Well, there was (and still is) a popular late night TV show called Knight Scoop, on which viewers send in questions or requests for the show to solve particular mysteries. On the first request answered by the show (March 1988), they were commissioned to recover the sunken statue of the Colonel. When they tried but failed (four times over the course of a month), the hosts of the show apparently said, “Until the Colonel is rescued and cleansed of the sludge, Hanshin has no hopes of winning a championship.”

And so a legend, a myth, a curse is born. As the years went by and the team continued to embarrass itself, more and more credibility was given to the myth.

But then, with the Colonel still in Davey Jones’ locker, the team won the pennant in 2003. So was the curse on the team winning the pennant, or the championship? If the former, then the curse lasted nearly 18 dreadful years, but ended on September 15, 2003. If the latter, then one could argue that the curse started on October 16, 1985, and ended on November 2, 1985. A grand total of 17 days.


In either case, let’s flash forward to March 10, 2009. During the annual routine cleaning of the Dotombori Canal, at around 4:00 pm, Osaka city workers discovered something. (And this video clearly shows that the infamous incident happened on October 16, not November 2. Check at the 0:57 mark.)

It was the Colonel. First, his upper body, albeit handless, was found around 180 meters from where he first dove into the grime. (Incidentally, Knight Scoop divers had searched up to 150 meters downstream, so they were pretty close!) A proper search for the rest of the statue was scheduled for the next day, and it took just three minutes to find the right hand. A short time later, the lower half of his body was found, and for the first time in 24 years, Colonel Sanders was able to “stand” near the Dotombori Canal.

Relief swept across Tigers Nation, and expectations were that the team would win it all in 2009. They would finish in fourth in the Central, out of the playoffs. With no Japan Series championships yet since 1985, the “curse” continues to this day.


So where is the recovered statue of the Colonel now? Before we get to that, let’s look at its travels over the past decade.

First, it had to be ceremonially cleansed at a shrine in the Kansai area. That was part of the conditional clause in the curse, remember? Then, at incumbent manager Akinobu Mayumi‘s urging, the statue went on public displayed at a Kentucky Fried Chicken shop just outside of Koshien Stadium in March 2010. It remained there for three years, but as the team continued to flounder, it was clear that its presence near the stadium was not helping the team – if anything, it was just a business gimmick.

At that point, KFC had it shipped off to the Tokyo area, where it was kept at company headquarters. There was a period during which guests and staff alike could enjoy seeing the restored statue, which was still without its left hand and glasses. However, eventually, it was put under lock and key, accessible to only a limited number of executives.

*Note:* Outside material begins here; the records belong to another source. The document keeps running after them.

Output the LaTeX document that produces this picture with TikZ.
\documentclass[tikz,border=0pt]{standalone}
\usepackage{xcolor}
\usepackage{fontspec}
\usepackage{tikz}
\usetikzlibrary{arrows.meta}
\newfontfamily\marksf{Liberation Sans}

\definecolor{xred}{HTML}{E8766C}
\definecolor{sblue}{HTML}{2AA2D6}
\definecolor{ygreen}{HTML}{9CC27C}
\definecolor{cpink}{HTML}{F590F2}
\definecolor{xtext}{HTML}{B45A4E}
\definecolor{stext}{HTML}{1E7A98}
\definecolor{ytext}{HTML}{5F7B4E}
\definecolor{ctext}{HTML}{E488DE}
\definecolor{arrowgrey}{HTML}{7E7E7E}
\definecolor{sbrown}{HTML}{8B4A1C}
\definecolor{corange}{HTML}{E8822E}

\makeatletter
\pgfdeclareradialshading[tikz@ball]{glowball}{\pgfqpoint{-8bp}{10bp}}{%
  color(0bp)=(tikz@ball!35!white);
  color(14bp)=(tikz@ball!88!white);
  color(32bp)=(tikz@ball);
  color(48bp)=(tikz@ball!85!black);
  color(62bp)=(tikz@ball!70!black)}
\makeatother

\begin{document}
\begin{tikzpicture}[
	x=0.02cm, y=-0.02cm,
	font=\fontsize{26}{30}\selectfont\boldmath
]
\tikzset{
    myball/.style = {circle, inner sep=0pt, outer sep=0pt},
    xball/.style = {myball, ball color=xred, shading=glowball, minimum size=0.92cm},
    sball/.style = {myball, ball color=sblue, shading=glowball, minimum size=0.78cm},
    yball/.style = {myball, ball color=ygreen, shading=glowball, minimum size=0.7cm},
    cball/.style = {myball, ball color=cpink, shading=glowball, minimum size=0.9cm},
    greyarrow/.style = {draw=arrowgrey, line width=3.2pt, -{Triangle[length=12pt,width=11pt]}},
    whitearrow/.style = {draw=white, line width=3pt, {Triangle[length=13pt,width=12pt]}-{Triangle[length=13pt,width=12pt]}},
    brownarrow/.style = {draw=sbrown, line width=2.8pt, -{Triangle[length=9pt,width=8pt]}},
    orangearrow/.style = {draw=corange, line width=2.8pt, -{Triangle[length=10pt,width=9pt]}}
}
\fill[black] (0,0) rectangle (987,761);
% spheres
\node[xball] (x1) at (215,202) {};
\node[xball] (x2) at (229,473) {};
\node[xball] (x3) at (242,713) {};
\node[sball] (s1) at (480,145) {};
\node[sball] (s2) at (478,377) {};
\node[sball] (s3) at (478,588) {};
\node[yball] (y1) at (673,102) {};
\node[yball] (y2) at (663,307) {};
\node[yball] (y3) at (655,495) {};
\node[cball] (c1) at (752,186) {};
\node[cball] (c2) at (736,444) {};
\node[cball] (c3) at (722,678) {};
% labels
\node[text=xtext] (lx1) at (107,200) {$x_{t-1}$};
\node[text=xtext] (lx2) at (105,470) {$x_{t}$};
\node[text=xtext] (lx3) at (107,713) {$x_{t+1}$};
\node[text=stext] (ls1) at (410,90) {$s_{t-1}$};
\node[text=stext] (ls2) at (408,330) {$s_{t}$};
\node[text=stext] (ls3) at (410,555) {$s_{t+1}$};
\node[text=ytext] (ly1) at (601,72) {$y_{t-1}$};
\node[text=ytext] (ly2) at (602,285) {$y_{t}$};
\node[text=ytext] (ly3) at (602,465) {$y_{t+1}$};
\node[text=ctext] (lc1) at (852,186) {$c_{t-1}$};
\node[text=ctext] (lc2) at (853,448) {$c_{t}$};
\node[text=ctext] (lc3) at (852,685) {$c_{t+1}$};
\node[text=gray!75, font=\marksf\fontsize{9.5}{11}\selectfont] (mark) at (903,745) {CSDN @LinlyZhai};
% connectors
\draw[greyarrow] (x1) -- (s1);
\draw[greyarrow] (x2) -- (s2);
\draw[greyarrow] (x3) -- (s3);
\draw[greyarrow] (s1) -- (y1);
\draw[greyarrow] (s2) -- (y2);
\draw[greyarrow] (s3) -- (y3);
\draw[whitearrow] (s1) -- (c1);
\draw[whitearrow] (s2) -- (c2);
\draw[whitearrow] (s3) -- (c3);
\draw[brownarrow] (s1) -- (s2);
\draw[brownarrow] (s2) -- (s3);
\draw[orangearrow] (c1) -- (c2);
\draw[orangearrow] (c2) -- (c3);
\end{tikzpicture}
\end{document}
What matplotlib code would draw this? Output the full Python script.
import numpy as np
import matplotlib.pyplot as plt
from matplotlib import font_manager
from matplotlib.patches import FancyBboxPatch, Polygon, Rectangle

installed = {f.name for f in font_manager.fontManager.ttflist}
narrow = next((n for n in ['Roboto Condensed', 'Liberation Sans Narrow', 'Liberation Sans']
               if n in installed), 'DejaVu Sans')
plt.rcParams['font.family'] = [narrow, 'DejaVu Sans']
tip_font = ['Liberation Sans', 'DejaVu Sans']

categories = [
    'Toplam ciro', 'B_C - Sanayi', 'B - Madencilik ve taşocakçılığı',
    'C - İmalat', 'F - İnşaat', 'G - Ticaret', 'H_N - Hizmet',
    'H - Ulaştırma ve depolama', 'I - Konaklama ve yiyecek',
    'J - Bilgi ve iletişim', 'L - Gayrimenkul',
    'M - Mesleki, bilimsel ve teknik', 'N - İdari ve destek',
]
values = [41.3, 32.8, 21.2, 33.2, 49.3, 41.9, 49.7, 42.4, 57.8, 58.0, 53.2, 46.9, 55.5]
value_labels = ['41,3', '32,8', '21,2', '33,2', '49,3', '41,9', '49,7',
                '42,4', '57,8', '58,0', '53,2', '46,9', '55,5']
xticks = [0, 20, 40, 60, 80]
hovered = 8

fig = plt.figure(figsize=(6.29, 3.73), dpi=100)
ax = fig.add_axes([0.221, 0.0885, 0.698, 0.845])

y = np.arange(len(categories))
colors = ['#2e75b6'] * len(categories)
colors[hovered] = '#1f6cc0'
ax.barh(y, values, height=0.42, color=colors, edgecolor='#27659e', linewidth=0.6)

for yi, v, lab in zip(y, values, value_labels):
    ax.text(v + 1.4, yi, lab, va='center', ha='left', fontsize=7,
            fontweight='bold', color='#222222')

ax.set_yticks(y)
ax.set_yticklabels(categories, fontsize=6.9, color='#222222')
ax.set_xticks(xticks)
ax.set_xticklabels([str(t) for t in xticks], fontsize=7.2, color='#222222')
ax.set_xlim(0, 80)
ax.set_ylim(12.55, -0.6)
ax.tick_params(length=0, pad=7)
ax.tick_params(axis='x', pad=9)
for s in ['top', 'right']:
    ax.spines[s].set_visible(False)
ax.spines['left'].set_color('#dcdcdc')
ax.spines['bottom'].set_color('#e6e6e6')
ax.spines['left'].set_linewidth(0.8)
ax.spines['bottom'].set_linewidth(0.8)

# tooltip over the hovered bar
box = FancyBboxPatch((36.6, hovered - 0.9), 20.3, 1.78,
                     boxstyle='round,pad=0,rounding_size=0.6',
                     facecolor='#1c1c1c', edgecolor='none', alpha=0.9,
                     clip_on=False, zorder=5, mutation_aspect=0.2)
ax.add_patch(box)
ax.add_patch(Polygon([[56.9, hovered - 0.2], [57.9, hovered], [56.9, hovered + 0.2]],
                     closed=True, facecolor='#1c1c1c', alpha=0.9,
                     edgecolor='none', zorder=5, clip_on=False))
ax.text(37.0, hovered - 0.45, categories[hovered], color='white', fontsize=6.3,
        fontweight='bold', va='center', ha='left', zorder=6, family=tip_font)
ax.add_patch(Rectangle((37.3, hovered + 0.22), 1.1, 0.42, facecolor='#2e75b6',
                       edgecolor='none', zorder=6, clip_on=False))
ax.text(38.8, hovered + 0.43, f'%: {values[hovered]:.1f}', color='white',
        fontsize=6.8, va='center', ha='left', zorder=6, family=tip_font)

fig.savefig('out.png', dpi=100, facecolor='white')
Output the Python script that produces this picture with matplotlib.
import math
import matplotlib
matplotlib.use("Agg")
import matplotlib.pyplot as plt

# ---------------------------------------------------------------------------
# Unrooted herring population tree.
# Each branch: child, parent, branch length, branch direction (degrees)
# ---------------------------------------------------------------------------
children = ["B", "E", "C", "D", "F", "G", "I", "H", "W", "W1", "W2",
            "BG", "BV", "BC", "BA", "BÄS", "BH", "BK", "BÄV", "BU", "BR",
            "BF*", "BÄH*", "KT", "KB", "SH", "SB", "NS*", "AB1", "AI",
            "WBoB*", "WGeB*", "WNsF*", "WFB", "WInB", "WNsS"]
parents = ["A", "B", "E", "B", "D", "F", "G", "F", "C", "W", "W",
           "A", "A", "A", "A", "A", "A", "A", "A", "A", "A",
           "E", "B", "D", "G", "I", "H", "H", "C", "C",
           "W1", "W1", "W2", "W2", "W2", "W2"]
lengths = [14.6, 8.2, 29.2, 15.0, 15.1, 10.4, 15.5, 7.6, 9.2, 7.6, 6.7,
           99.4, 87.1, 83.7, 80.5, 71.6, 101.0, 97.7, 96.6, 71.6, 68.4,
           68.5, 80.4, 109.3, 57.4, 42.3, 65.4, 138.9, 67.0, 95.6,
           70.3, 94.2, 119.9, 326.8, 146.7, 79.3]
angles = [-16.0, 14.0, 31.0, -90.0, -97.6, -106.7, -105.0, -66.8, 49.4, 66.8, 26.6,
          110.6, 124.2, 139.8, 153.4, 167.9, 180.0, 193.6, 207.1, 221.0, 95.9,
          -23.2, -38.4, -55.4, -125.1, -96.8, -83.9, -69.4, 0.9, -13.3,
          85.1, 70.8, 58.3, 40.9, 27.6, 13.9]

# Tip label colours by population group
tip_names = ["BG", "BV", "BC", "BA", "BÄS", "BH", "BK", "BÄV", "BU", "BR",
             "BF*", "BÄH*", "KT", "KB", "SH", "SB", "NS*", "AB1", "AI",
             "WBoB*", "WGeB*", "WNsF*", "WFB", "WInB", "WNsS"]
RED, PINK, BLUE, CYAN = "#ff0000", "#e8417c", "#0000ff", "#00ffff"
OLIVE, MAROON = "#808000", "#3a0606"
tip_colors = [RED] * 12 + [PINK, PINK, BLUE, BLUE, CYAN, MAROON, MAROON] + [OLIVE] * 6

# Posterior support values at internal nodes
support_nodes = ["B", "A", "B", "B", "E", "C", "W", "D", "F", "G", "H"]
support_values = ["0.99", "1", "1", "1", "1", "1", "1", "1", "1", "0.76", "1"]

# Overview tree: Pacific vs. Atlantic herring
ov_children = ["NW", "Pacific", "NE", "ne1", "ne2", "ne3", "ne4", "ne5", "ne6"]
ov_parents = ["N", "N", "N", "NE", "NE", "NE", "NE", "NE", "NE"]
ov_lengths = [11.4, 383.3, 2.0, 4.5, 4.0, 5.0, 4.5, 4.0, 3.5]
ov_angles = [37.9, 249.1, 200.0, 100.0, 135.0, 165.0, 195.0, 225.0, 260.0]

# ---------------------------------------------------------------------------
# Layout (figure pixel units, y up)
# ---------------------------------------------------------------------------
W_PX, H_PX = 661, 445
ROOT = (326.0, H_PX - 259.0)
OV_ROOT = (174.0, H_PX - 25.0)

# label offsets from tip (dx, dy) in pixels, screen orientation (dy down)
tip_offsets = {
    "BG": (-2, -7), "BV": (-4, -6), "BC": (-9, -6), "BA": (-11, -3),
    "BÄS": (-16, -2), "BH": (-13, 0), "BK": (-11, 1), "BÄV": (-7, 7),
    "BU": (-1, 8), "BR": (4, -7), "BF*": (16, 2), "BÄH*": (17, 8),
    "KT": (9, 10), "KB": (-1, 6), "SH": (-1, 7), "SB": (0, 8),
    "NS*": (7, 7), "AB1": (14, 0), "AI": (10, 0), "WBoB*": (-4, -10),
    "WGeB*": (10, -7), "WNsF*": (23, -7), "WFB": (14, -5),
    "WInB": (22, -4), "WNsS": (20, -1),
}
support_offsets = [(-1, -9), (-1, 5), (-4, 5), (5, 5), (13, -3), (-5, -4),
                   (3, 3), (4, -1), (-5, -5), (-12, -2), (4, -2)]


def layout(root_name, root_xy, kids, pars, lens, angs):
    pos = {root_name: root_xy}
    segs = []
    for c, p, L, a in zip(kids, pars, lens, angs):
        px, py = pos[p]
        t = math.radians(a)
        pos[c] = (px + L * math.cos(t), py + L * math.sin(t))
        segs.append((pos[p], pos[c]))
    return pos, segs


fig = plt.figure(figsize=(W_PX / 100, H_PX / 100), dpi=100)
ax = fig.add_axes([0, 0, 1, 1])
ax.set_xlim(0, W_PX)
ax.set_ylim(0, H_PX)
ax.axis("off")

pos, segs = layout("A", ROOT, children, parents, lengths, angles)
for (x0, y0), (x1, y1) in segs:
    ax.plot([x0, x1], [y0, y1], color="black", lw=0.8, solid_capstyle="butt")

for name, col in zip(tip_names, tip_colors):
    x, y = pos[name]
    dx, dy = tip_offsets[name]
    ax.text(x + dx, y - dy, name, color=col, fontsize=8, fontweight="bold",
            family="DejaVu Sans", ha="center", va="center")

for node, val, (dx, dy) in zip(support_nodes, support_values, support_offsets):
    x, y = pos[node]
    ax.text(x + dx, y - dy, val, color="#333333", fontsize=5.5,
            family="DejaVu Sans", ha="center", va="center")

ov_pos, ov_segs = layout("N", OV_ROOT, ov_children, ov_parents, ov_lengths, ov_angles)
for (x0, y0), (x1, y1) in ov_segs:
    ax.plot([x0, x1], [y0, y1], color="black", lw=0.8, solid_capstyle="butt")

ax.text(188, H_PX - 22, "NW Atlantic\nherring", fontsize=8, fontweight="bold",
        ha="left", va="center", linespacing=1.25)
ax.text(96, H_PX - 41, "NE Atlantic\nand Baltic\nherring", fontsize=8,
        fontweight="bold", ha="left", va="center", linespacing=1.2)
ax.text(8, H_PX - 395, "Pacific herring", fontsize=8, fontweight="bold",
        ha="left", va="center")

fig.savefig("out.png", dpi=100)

Then in 2017, when KFC’s headquarters was moved to Yokohama, the statue was returned to the KFC office in Osaka, where it has become a good luck charm of sorts. For some reason unknown to logical thinkers and myth busters, it took six years before that good luck rubbed off on the team. On November 5, 2023, at long last, Hanshin won its first second Japan Series Championship since the Colonel was tossed in the river.